In contrast, all the memories and knowledge we have of our current life will disappear from our brain-minds when we die. What happens then? Some would argue that memories of the life just lived are not forgotten by the person just deceased. Mediums pass on information believed by them and bereaved relatives to come directly from the deceased. While the facts imparted about people, places, circumstances, or objects may indeed be true, there are other understandings of what takes place. The deceased pass through many states after death, shedding layers of consciousness until only the immortal aspects remain to experience a blissful rest between lives, reliving and embellishing the spiritual aspirations of the life just lived. The lower layers of consciousness, the substance of earthly thoughts and memories, linger close to the physical plane until they dissipate naturally or are reanimated into life by someone who comes into contact with them. They are as illusory and deceptive in death as they are in life.
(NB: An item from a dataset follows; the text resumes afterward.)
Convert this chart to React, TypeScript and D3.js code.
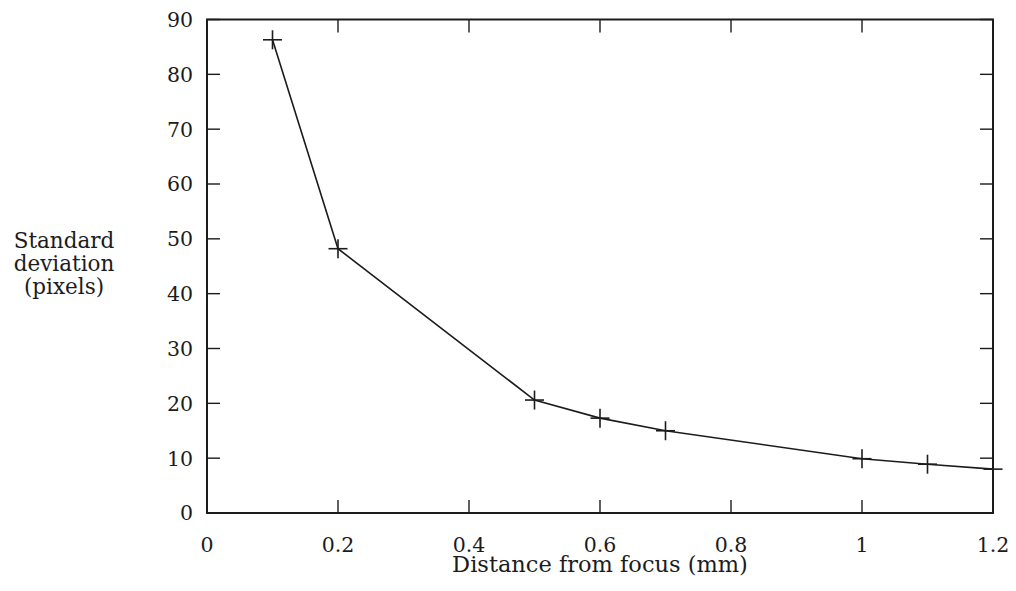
import React, { useEffect, useRef } from 'react';
import * as d3 from 'd3';

const distances = [0.1, 0.2, 0.5, 0.6, 0.7, 1.0, 1.1, 1.2];
const stdDevs = [86.3, 48.2, 20.6, 17.3, 15.0, 9.9, 8.9, 8.0];
const xTicks = [0, 0.2, 0.4, 0.6, 0.8, 1, 1.2];
const yTicks = [0, 10, 20, 30, 40, 50, 60, 70, 80, 90];
const yLabelLines = ['Standard', 'deviation', '(pixels)'];
const xLabel = 'Distance from focus (mm)';

const WIDTH = 1016;
const HEIGHT = 591;
const FONT = 'DejaVu Serif, Liberation Serif, serif';

const App = () => {
  const svgRef = useRef<SVGSVGElement>(null);

  useEffect(() => {
    const svg = d3.select(svgRef.current);
    svg.selectAll('*').remove();

    const left = 207;
    const right = 993;
    const top = 19.5;
    const bottom = 513;

    const x = d3.scaleLinear().domain([0, 1.2]).range([left, right]);
    const y = d3.scaleLinear().domain([0, 90]).range([bottom, top]);
    const ink = '#1c1c1c';
    const tickLen = 13;
    const fmt = (d: number) => String(+d.toFixed(1));

    svg.append('rect').attr('width', WIDTH).attr('height', HEIGHT).attr('fill', '#fff');

    // inward ticks on all four sides
    const g = svg.append('g').attr('stroke', ink).attr('stroke-width', 1.4);
    xTicks.forEach((t) => {
      g.append('line').attr('x1', x(t)).attr('x2', x(t)).attr('y1', bottom).attr('y2', bottom - tickLen);
      g.append('line').attr('x1', x(t)).attr('x2', x(t)).attr('y1', top).attr('y2', top + tickLen);
    });
    yTicks.forEach((t) => {
      g.append('line').attr('x1', left).attr('x2', left + tickLen).attr('y1', y(t)).attr('y2', y(t));
      g.append('line').attr('x1', right).attr('x2', right - tickLen).attr('y1', y(t)).attr('y2', y(t));
    });

    svg
      .append('rect')
      .attr('x', left)
      .attr('y', top)
      .attr('width', right - left)
      .attr('height', bottom - top)
      .attr('fill', 'none')
      .attr('stroke', ink)
      .attr('stroke-width', 2);

    // tick labels
    svg
      .append('g')
      .selectAll('text')
      .data(xTicks)
      .enter()
      .append('text')
      .attr('x', (d) => x(d))
      .attr('y', bottom + 39)
      .attr('text-anchor', 'middle')
      .attr('font-family', FONT)
      .attr('font-size', 20.5)
      .attr('fill', ink)
      .text(fmt);

    svg
      .append('g')
      .selectAll('text')
      .data(yTicks)
      .enter()
      .append('text')
      .attr('x', 193)
      .attr('y', (d) => y(d))
      .attr('dy', '0.36em')
      .attr('text-anchor', 'end')
      .attr('font-family', FONT)
      .attr('font-size', 20.5)
      .attr('fill', ink)
      .text((d) => String(d));

    // axis titles
    svg
      .append('text')
      .attr('x', 600)
      .attr('y', 572)
      .attr('text-anchor', 'middle')
      .attr('font-family', FONT)
      .attr('font-size', 22.5)
      .attr('fill', ink)
      .text(xLabel);

    svg
      .append('g')
      .selectAll('text')
      .data(yLabelLines)
      .enter()
      .append('text')
      .attr('x', 64)
      .attr('y', (_, i) => 248 + i * 23)
      .attr('text-anchor', 'middle')
      .attr('font-family', FONT)
      .attr('font-size', 21.5)
      .attr('fill', ink)
      .text((d) => d);

    // data line and + markers
    const pts = distances.map((d, i) => [d, stdDevs[i]] as [number, number]);
    const line = d3
      .line<[number, number]>()
      .x((d) => x(d[0]))
      .y((d) => y(d[1]));

    svg
      .append('path')
      .attr('d', line(pts))
      .attr('fill', 'none')
      .attr('stroke', ink)
      .attr('stroke-width', 1.6);

    const arm = 9.5;
    const marks = svg.append('g').attr('stroke', ink).attr('stroke-width', 1.6);
    pts.forEach(([dx, dy]) => {
      const cx = x(dx);
      const cy = y(dy);
      marks.append('line').attr('x1', cx - arm).attr('x2', cx + arm).attr('y1', cy).attr('y2', cy);
      marks.append('line').attr('x1', cx).attr('x2', cx).attr('y1', cy - arm).attr('y2', cy + arm);
    });
  }, []);

  return (
    <svg
      ref={svgRef}
      width={WIDTH}
      height={HEIGHT}
      style={{ position: 'absolute', left: 0, top: 0, display: 'block' }}
    />
  );
};

export default App;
It would seem, then, that despite our intimate association with the thoughts we carry around with us, they do not belong to us — we only use and remember them for a time. What lasts and is a part of us is the experience we had while those thoughts impressed themselves upon us. The very living of life itself, immersing ourselves faithfully in the duties that unfold in the daily karmic script, is enough to steer us away from deceptive distractions. To pursue truth — the what, why, and how of existence — is an infinite journey. Given time, truth and lasting knowledge will come unannounced.